The request
Extract the whole listing as it stands. Do not include the pictures.

___ Raw data

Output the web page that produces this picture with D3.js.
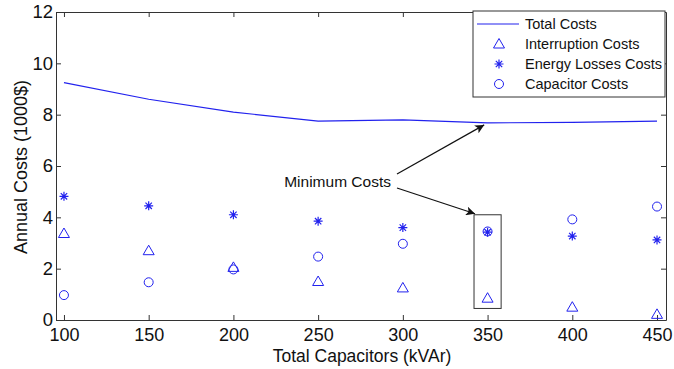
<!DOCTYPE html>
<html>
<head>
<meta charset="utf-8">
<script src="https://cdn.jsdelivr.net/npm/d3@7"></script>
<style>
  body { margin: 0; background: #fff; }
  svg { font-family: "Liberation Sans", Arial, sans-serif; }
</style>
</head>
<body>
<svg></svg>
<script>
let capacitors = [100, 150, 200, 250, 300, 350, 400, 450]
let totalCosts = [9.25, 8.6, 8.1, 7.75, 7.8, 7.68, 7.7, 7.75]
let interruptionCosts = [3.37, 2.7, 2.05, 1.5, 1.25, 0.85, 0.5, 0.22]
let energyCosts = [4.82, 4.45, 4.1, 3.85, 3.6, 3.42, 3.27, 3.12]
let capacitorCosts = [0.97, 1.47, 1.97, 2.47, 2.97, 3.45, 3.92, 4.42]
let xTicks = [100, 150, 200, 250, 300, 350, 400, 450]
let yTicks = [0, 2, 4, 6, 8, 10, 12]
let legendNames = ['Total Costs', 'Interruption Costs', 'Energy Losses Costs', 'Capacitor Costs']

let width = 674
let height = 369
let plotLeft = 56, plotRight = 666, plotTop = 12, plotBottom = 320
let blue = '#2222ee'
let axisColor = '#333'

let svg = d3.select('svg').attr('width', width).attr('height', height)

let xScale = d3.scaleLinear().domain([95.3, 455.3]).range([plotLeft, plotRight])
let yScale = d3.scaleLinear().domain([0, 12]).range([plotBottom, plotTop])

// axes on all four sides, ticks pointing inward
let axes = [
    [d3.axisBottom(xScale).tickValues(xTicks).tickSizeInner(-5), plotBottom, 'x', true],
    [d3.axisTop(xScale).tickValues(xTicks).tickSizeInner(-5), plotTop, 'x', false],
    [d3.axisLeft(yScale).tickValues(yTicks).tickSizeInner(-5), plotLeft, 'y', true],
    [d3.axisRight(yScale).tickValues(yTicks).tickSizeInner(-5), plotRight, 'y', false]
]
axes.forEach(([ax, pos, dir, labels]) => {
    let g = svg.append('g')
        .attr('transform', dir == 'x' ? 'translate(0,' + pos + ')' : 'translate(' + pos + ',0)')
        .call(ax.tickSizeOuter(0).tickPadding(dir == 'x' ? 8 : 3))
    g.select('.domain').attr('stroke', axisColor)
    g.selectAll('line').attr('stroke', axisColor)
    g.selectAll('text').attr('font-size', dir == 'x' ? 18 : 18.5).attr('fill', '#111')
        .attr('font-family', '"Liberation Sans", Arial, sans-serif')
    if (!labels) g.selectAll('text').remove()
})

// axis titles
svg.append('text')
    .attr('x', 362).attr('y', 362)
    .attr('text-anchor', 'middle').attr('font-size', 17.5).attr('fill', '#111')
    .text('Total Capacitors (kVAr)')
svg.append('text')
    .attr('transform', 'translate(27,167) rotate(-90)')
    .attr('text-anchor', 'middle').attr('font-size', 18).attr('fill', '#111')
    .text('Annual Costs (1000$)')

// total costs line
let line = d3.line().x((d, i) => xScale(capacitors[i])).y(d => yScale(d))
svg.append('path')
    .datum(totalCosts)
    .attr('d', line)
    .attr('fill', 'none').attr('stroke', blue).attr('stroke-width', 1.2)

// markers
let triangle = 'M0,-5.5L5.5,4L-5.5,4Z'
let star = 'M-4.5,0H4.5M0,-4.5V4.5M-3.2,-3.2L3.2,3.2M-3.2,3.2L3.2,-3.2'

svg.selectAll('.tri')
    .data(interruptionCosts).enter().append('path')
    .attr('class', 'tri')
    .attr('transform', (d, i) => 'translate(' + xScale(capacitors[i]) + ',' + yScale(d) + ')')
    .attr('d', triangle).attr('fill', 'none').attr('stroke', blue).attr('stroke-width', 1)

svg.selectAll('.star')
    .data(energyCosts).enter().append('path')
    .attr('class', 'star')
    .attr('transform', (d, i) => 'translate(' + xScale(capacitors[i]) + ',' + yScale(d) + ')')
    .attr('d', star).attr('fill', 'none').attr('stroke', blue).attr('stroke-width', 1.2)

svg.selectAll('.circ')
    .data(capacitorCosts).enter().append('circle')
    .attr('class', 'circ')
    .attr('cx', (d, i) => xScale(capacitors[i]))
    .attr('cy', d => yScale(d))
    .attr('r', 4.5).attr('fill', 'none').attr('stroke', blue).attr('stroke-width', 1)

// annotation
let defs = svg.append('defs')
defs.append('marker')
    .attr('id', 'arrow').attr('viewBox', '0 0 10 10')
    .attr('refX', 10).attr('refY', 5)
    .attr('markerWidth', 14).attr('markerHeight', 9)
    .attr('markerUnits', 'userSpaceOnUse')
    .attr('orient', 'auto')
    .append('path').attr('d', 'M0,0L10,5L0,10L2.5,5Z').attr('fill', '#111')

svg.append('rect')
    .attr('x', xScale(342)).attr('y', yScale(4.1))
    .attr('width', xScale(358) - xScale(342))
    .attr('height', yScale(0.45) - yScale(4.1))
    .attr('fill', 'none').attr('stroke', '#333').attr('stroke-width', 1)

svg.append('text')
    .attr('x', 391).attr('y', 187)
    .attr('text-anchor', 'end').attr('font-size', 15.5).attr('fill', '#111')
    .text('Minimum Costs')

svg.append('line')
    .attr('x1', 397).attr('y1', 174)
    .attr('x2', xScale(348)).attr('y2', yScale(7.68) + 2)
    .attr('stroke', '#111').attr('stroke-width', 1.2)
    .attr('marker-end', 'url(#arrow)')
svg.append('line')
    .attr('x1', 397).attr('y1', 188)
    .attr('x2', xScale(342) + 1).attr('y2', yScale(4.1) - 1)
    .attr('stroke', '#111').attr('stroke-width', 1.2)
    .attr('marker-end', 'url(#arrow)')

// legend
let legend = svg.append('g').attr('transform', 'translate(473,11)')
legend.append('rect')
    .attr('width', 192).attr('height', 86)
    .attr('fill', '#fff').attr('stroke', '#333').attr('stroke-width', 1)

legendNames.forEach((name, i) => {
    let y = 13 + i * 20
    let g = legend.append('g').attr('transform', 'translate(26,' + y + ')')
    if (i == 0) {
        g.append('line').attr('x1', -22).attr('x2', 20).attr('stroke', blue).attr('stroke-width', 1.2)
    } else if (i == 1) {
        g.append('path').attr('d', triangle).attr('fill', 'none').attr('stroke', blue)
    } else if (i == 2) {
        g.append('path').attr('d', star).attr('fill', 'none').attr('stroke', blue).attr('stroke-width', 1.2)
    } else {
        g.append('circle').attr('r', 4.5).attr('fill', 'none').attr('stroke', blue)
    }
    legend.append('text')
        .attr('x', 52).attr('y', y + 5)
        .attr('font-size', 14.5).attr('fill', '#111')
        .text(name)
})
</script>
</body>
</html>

______

Written response
Output the web page that produces this picture with D3.js.
<!DOCTYPE html>
<html>
<head>
<meta charset="utf-8">
<script src="https://cdn.jsdelivr.net/npm/d3@7"></script>
<style>
  body { margin: 0; background: #fff; }
  svg { font-family: "Liberation Sans", Arial, sans-serif; }
</style>
</head>
<body>
<svg></svg>
<script>
let capacitors = [100, 150, 200, 250, 300, 350, 400, 450]
let totalCosts = [9.25, 8.6, 8.1, 7.75, 7.8, 7.68, 7.7, 7.75]
let interruptionCosts = [3.37, 2.7, 2.05, 1.5, 1.25, 0.85, 0.5, 0.22]
let energyCosts = [4.82, 4.45, 4.1, 3.85, 3.6, 3.42, 3.27, 3.12]
let capacitorCosts = [0.97, 1.47, 1.97, 2.47, 2.97, 3.45, 3.92, 4.42]
let xTicks = [100, 150, 200, 250, 300, 350, 400, 450]
let yTicks = [0, 2, 4, 6, 8, 10, 12]
let legendNames = ['Total Costs', 'Interruption Costs', 'Energy Losses Costs', 'Capacitor Costs']

let width = 674
let height = 369
let plotLeft = 56, plotRight = 666, plotTop = 12, plotBottom = 320
let blue = '#2222ee'
let axisColor = '#333'

let svg = d3.select('svg').attr('width', width).attr('height', height)

let xScale = d3.scaleLinear().domain([95.3, 455.3]).range([plotLeft, plotRight])
let yScale = d3.scaleLinear().domain([0, 12]).range([plotBottom, plotTop])

// axes on all four sides, ticks pointing inward
let axes = [
    [d3.axisBottom(xScale).tickValues(xTicks).tickSizeInner(-5), plotBottom, 'x', true],
    [d3.axisTop(xScale).tickValues(xTicks).tickSizeInner(-5), plotTop, 'x', false],
    [d3.axisLeft(yScale).tickValues(yTicks).tickSizeInner(-5), plotLeft, 'y', true],
    [d3.axisRight(yScale).tickValues(yTicks).tickSizeInner(-5), plotRight, 'y', false]
]
axes.forEach(([ax, pos, dir, labels]) => {
    let g = svg.append('g')
        .attr('transform', dir == 'x' ? 'translate(0,' + pos + ')' : 'translate(' + pos + ',0)')
        .call(ax.tickSizeOuter(0).tickPadding(dir == 'x' ? 8 : 3))
    g.select('.domain').attr('stroke', axisColor)
    g.selectAll('line').attr('stroke', axisColor)
    g.selectAll('text').attr('font-size', dir == 'x' ? 18 : 18.5).attr('fill', '#111')
        .attr('font-family', '"Liberation Sans", Arial, sans-serif')
    if (!labels) g.selectAll('text').remove()
})

// axis titles
svg.append('text')
    .attr('x', 362).attr('y', 362)
    .attr('text-anchor', 'middle').attr('font-size', 17.5).attr('fill', '#111')
    .text('Total Capacitors (kVAr)')
svg.append('text')
    .attr('transform', 'translate(27,167) rotate(-90)')
    .attr('text-anchor', 'middle').attr('font-size', 18).attr('fill', '#111')
    .text('Annual Costs (1000$)')

// total costs line
let line = d3.line().x((d, i) => xScale(capacitors[i])).y(d => yScale(d))
svg.append('path')
    .datum(totalCosts)
    .attr('d', line)
    .attr('fill', 'none').attr('stroke', blue).attr('stroke-width', 1.2)

// markers
let triangle = 'M0,-5.5L5.5,4L-5.5,4Z'
let star = 'M-4.5,0H4.5M0,-4.5V4.5M-3.2,-3.2L3.2,3.2M-3.2,3.2L3.2,-3.2'

svg.selectAll('.tri')
    .data(interruptionCosts).enter().append('path')
    .attr('class', 'tri')
    .attr('transform', (d, i) => 'translate(' + xScale(capacitors[i]) + ',' + yScale(d) + ')')
    .attr('d', triangle).attr('fill', 'none').attr('stroke', blue).attr('stroke-width', 1)

svg.selectAll('.star')
    .data(energyCosts).enter().append('path')
    .attr('class', 'star')
    .attr('transform', (d, i) => 'translate(' + xScale(capacitors[i]) + ',' + yScale(d) + ')')
    .attr('d', star).attr('fill', 'none').attr('stroke', blue).attr('stroke-width', 1.2)

svg.selectAll('.circ')
    .data(capacitorCosts).enter().append('circle')
    .attr('class', 'circ')
    .attr('cx', (d, i) => xScale(capacitors[i]))
    .attr('cy', d => yScale(d))
    .attr('r', 4.5).attr('fill', 'none').attr('stroke', blue).attr('stroke-width', 1)

// annotation
let defs = svg.append('defs')
defs.append('marker')
    .attr('id', 'arrow').attr('viewBox', '0 0 10 10')
    .attr('refX', 10).attr('refY', 5)
    .attr('markerWidth', 14).attr('markerHeight', 9)
    .attr('markerUnits', 'userSpaceOnUse')
    .attr('orient', 'auto')
    .append('path').attr('d', 'M0,0L10,5L0,10L2.5,5Z').attr('fill', '#111')

svg.append('rect')
    .attr('x', xScale(342)).attr('y', yScale(4.1))
    .attr('width', xScale(358) - xScale(342))
    .attr('height', yScale(0.45) - yScale(4.1))
    .attr('fill', 'none').attr('stroke', '#333').attr('stroke-width', 1)

svg.append('text')
    .attr('x', 391).attr('y', 187)
    .attr('text-anchor', 'end').attr('font-size', 15.5).attr('fill', '#111')
    .text('Minimum Costs')

svg.append('line')
    .attr('x1', 397).attr('y1', 174)
    .attr('x2', xScale(348)).attr('y2', yScale(7.68) + 2)
    .attr('stroke', '#111').attr('stroke-width', 1.2)
    .attr('marker-end', 'url(#arrow)')
svg.append('line')
    .attr('x1', 397).attr('y1', 188)
    .attr('x2', xScale(342) + 1).attr('y2', yScale(4.1) - 1)
    .attr('stroke', '#111').attr('stroke-width', 1.2)
    .attr('marker-end', 'url(#arrow)')

// legend
let legend = svg.append('g').attr('transform', 'translate(473,11)')
legend.append('rect')
    .attr('width', 192).attr('height', 86)
    .attr('fill', '#fff').attr('stroke', '#333').attr('stroke-width', 1)

legendNames.forEach((name, i) => {
    let y = 13 + i * 20
    let g = legend.append('g').attr('transform', 'translate(26,' + y + ')')
    if (i == 0) {
        g.append('line').attr('x1', -22).attr('x2', 20).attr('stroke', blue).attr('stroke-width', 1.2)
    } else if (i == 1) {
        g.append('path').attr('d', triangle).attr('fill', 'none').attr('stroke', blue)
    } else if (i == 2) {
        g.append('path').attr('d', star).attr('fill', 'none').attr('stroke', blue).attr('stroke-width', 1.2)
    } else {
        g.append('circle').attr('r', 4.5).attr('fill', 'none').attr('stroke', blue)
    }
    legend.append('text')
        .attr('x', 52).attr('y', y + 5)
        .attr('font-size', 14.5).attr('fill', '#111')
        .text(name)
})
</script>
</body>
</html>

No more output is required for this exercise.